DATA SHOWN →

/---

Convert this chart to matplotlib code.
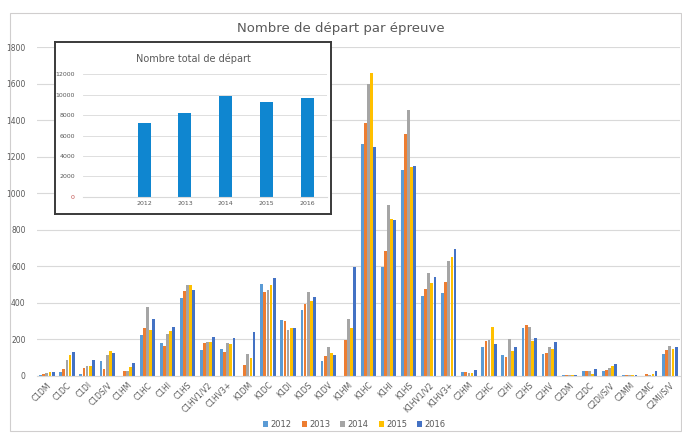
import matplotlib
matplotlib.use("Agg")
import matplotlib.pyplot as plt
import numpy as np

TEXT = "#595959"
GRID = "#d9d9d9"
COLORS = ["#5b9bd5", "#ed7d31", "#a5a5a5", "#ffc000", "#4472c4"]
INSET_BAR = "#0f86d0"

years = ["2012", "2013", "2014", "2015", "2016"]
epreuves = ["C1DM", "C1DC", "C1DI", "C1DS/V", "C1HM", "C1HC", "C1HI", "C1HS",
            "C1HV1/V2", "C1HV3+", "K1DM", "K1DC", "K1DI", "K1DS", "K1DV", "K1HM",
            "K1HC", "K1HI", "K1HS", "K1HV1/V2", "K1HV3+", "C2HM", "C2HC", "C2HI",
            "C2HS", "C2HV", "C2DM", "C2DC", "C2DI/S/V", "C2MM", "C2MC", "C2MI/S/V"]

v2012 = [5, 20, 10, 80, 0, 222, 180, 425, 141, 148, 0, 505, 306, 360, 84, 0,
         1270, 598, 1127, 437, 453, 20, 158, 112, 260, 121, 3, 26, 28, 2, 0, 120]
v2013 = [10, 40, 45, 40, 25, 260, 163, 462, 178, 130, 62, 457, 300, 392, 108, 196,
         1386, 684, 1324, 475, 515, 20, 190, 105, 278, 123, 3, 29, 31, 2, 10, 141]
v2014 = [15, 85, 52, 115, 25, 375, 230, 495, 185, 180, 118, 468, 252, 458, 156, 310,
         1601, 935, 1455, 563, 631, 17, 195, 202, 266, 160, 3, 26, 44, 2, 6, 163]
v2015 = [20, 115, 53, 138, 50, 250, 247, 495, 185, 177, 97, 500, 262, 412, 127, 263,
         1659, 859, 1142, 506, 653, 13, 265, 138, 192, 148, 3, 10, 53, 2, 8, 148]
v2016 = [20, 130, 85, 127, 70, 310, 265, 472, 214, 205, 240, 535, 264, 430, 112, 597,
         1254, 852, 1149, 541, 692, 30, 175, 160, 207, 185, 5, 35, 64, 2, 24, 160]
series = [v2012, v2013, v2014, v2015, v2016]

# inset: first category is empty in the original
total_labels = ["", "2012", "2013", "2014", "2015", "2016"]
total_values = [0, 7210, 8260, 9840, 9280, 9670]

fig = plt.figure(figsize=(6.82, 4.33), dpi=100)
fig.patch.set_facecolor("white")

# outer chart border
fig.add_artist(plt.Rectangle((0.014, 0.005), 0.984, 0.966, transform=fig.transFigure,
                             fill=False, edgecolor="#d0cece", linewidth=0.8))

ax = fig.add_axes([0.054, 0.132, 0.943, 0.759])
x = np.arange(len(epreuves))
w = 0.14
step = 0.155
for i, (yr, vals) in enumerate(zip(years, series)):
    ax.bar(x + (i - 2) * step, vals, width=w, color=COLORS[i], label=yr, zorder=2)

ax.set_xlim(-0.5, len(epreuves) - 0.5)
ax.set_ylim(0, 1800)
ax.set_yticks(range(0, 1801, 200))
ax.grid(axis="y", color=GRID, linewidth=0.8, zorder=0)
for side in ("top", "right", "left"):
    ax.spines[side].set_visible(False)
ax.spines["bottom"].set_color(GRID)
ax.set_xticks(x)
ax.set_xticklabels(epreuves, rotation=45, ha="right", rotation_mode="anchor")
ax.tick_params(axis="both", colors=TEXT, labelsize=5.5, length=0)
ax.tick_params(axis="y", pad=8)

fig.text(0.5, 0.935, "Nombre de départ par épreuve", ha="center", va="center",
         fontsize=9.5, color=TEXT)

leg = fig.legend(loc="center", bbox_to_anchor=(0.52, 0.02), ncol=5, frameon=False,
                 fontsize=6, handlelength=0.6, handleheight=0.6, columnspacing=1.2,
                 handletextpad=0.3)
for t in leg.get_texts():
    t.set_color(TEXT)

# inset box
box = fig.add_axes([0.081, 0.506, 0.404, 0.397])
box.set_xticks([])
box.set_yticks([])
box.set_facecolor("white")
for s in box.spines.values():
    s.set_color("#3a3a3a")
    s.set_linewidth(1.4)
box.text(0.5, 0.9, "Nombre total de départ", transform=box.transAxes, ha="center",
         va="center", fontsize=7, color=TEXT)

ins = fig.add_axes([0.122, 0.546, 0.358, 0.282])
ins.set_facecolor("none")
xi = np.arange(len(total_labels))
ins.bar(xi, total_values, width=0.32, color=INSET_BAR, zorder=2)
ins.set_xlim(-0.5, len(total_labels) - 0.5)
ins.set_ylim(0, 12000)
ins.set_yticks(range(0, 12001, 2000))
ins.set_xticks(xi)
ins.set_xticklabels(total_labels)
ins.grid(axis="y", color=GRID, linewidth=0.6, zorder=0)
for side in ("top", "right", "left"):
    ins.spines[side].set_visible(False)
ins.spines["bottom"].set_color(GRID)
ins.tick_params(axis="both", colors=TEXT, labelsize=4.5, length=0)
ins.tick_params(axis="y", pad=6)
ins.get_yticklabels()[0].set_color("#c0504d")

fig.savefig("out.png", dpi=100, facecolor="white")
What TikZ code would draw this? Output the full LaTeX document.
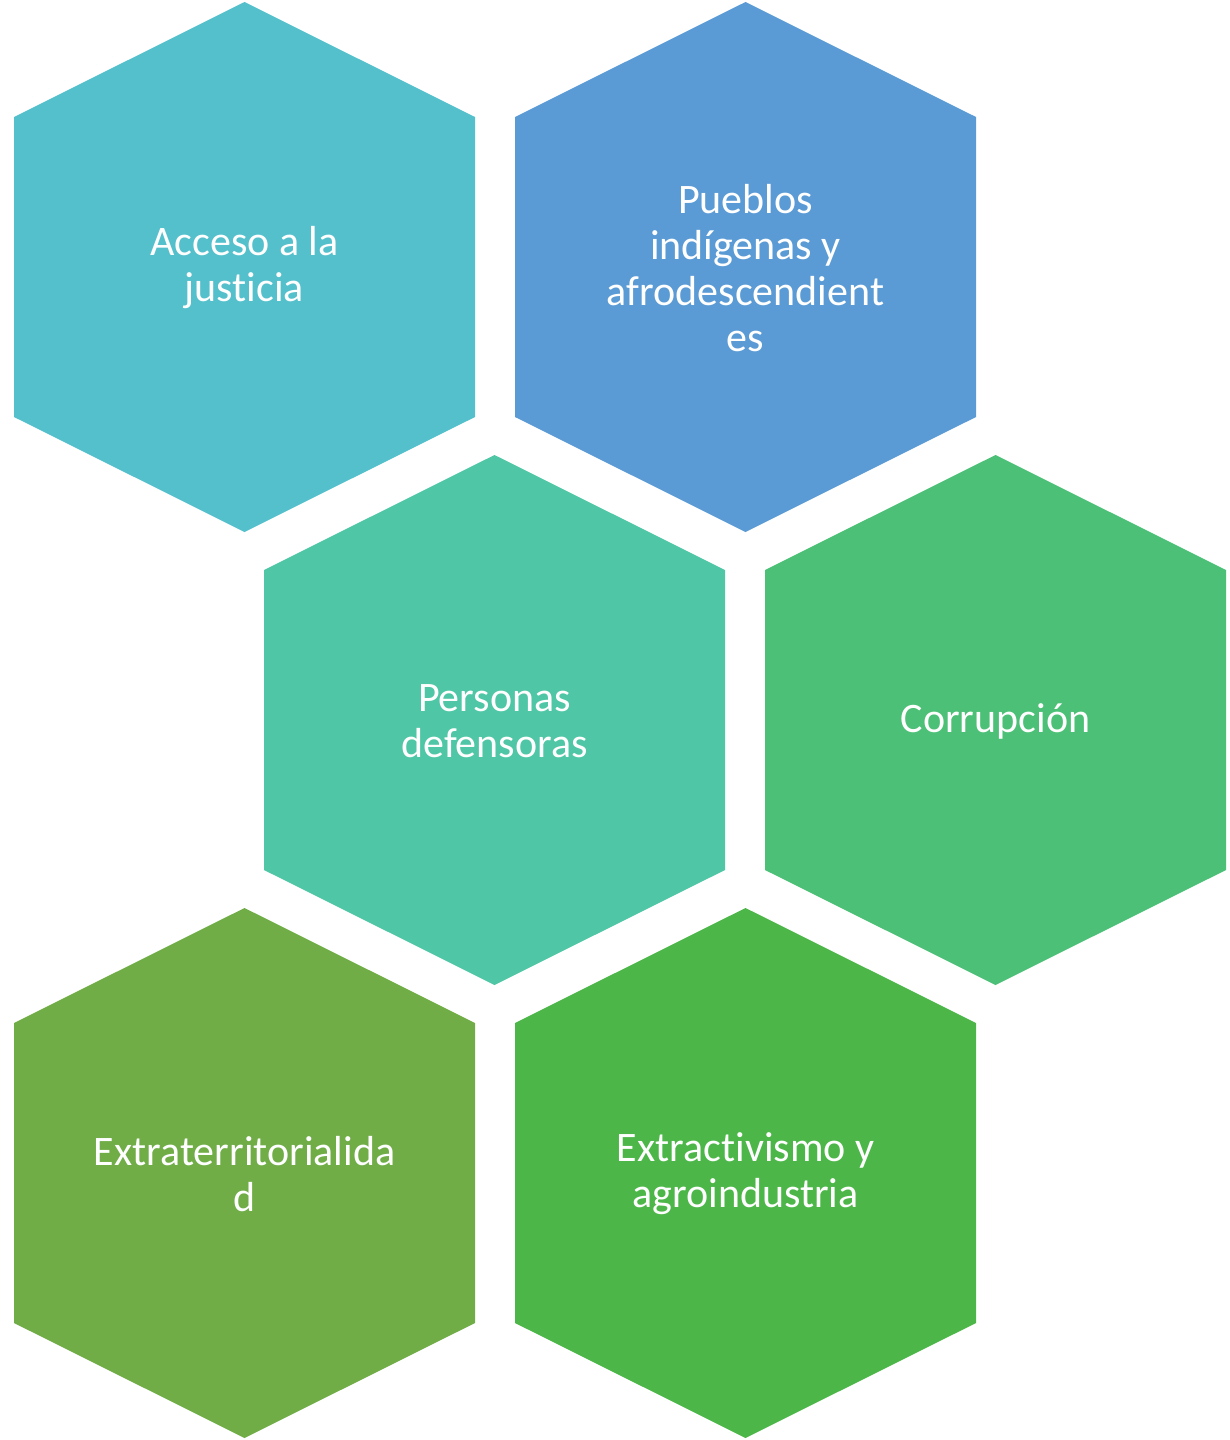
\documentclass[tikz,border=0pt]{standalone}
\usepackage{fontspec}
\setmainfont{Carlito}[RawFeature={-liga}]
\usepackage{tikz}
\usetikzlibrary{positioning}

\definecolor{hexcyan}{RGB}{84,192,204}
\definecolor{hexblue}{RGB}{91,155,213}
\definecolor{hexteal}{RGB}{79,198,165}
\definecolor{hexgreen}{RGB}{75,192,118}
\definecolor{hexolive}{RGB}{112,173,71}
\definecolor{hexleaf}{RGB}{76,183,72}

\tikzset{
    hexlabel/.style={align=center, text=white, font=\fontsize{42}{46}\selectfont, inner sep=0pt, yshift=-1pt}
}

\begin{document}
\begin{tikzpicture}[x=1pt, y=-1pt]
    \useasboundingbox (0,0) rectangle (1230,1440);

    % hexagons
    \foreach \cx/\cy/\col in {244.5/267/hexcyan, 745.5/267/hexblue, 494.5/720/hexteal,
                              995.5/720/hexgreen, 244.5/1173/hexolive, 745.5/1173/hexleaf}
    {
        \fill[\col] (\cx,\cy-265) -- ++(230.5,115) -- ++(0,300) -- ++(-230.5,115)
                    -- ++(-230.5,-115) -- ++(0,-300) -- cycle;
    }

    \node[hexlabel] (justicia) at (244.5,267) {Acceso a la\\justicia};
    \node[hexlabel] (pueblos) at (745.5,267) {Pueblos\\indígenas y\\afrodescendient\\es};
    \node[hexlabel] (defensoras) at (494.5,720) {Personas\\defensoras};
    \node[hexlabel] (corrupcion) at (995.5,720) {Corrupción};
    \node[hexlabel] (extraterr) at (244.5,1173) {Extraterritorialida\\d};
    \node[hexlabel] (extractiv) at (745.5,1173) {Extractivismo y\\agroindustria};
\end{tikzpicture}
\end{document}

\---

Skip every picture and transcribe the data above exactly.

EXERCISE SOLUTION →
Convert this chart to matplotlib code.
import matplotlib
matplotlib.use("Agg")
import matplotlib.pyplot as plt
import numpy as np

TEXT = "#595959"
GRID = "#d9d9d9"
COLORS = ["#5b9bd5", "#ed7d31", "#a5a5a5", "#ffc000", "#4472c4"]
INSET_BAR = "#0f86d0"

years = ["2012", "2013", "2014", "2015", "2016"]
epreuves = ["C1DM", "C1DC", "C1DI", "C1DS/V", "C1HM", "C1HC", "C1HI", "C1HS",
            "C1HV1/V2", "C1HV3+", "K1DM", "K1DC", "K1DI", "K1DS", "K1DV", "K1HM",
            "K1HC", "K1HI", "K1HS", "K1HV1/V2", "K1HV3+", "C2HM", "C2HC", "C2HI",
            "C2HS", "C2HV", "C2DM", "C2DC", "C2DI/S/V", "C2MM", "C2MC", "C2MI/S/V"]

v2012 = [5, 20, 10, 80, 0, 222, 180, 425, 141, 148, 0, 505, 306, 360, 84, 0,
         1270, 598, 1127, 437, 453, 20, 158, 112, 260, 121, 3, 26, 28, 2, 0, 120]
v2013 = [10, 40, 45, 40, 25, 260, 163, 462, 178, 130, 62, 457, 300, 392, 108, 196,
         1386, 684, 1324, 475, 515, 20, 190, 105, 278, 123, 3, 29, 31, 2, 10, 141]
v2014 = [15, 85, 52, 115, 25, 375, 230, 495, 185, 180, 118, 468, 252, 458, 156, 310,
         1601, 935, 1455, 563, 631, 17, 195, 202, 266, 160, 3, 26, 44, 2, 6, 163]
v2015 = [20, 115, 53, 138, 50, 250, 247, 495, 185, 177, 97, 500, 262, 412, 127, 263,
         1659, 859, 1142, 506, 653, 13, 265, 138, 192, 148, 3, 10, 53, 2, 8, 148]
v2016 = [20, 130, 85, 127, 70, 310, 265, 472, 214, 205, 240, 535, 264, 430, 112, 597,
         1254, 852, 1149, 541, 692, 30, 175, 160, 207, 185, 5, 35, 64, 2, 24, 160]
series = [v2012, v2013, v2014, v2015, v2016]

# inset: first category is empty in the original
total_labels = ["", "2012", "2013", "2014", "2015", "2016"]
total_values = [0, 7210, 8260, 9840, 9280, 9670]

fig = plt.figure(figsize=(6.82, 4.33), dpi=100)
fig.patch.set_facecolor("white")

# outer chart border
fig.add_artist(plt.Rectangle((0.014, 0.005), 0.984, 0.966, transform=fig.transFigure,
                             fill=False, edgecolor="#d0cece", linewidth=0.8))

ax = fig.add_axes([0.054, 0.132, 0.943, 0.759])
x = np.arange(len(epreuves))
w = 0.14
step = 0.155
for i, (yr, vals) in enumerate(zip(years, series)):
    ax.bar(x + (i - 2) * step, vals, width=w, color=COLORS[i], label=yr, zorder=2)

ax.set_xlim(-0.5, len(epreuves) - 0.5)
ax.set_ylim(0, 1800)
ax.set_yticks(range(0, 1801, 200))
ax.grid(axis="y", color=GRID, linewidth=0.8, zorder=0)
for side in ("top", "right", "left"):
    ax.spines[side].set_visible(False)
ax.spines["bottom"].set_color(GRID)
ax.set_xticks(x)
ax.set_xticklabels(epreuves, rotation=45, ha="right", rotation_mode="anchor")
ax.tick_params(axis="both", colors=TEXT, labelsize=5.5, length=0)
ax.tick_params(axis="y", pad=8)

fig.text(0.5, 0.935, "Nombre de départ par épreuve", ha="center", va="center",
         fontsize=9.5, color=TEXT)

leg = fig.legend(loc="center", bbox_to_anchor=(0.52, 0.02), ncol=5, frameon=False,
                 fontsize=6, handlelength=0.6, handleheight=0.6, columnspacing=1.2,
                 handletextpad=0.3)
for t in leg.get_texts():
    t.set_color(TEXT)

# inset box
box = fig.add_axes([0.081, 0.506, 0.404, 0.397])
box.set_xticks([])
box.set_yticks([])
box.set_facecolor("white")
for s in box.spines.values():
    s.set_color("#3a3a3a")
    s.set_linewidth(1.4)
box.text(0.5, 0.9, "Nombre total de départ", transform=box.transAxes, ha="center",
         va="center", fontsize=7, color=TEXT)

ins = fig.add_axes([0.122, 0.546, 0.358, 0.282])
ins.set_facecolor("none")
xi = np.arange(len(total_labels))
ins.bar(xi, total_values, width=0.32, color=INSET_BAR, zorder=2)
ins.set_xlim(-0.5, len(total_labels) - 0.5)
ins.set_ylim(0, 12000)
ins.set_yticks(range(0, 12001, 2000))
ins.set_xticks(xi)
ins.set_xticklabels(total_labels)
ins.grid(axis="y", color=GRID, linewidth=0.6, zorder=0)
for side in ("top", "right", "left"):
    ins.spines[side].set_visible(False)
ins.spines["bottom"].set_color(GRID)
ins.tick_params(axis="both", colors=TEXT, labelsize=4.5, length=0)
ins.tick_params(axis="y", pad=6)
ins.get_yticklabels()[0].set_color("#c0504d")

fig.savefig("out.png", dpi=100, facecolor="white")
What TikZ code would draw this? Output the full LaTeX document.
\documentclass[tikz,border=0pt]{standalone}
\usepackage{fontspec}
\setmainfont{Carlito}[RawFeature={-liga}]
\usepackage{tikz}
\usetikzlibrary{positioning}

\definecolor{hexcyan}{RGB}{84,192,204}
\definecolor{hexblue}{RGB}{91,155,213}
\definecolor{hexteal}{RGB}{79,198,165}
\definecolor{hexgreen}{RGB}{75,192,118}
\definecolor{hexolive}{RGB}{112,173,71}
\definecolor{hexleaf}{RGB}{76,183,72}

\tikzset{
    hexlabel/.style={align=center, text=white, font=\fontsize{42}{46}\selectfont, inner sep=0pt, yshift=-1pt}
}

\begin{document}
\begin{tikzpicture}[x=1pt, y=-1pt]
    \useasboundingbox (0,0) rectangle (1230,1440);

    % hexagons
    \foreach \cx/\cy/\col in {244.5/267/hexcyan, 745.5/267/hexblue, 494.5/720/hexteal,
                              995.5/720/hexgreen, 244.5/1173/hexolive, 745.5/1173/hexleaf}
    {
        \fill[\col] (\cx,\cy-265) -- ++(230.5,115) -- ++(0,300) -- ++(-230.5,115)
                    -- ++(-230.5,-115) -- ++(0,-300) -- cycle;
    }

    \node[hexlabel] (justicia) at (244.5,267) {Acceso a la\\justicia};
    \node[hexlabel] (pueblos) at (745.5,267) {Pueblos\\indígenas y\\afrodescendient\\es};
    \node[hexlabel] (defensoras) at (494.5,720) {Personas\\defensoras};
    \node[hexlabel] (corrupcion) at (995.5,720) {Corrupción};
    \node[hexlabel] (extraterr) at (244.5,1173) {Extraterritorialida\\d};
    \node[hexlabel] (extractiv) at (745.5,1173) {Extractivismo y\\agroindustria};
\end{tikzpicture}
\end{document}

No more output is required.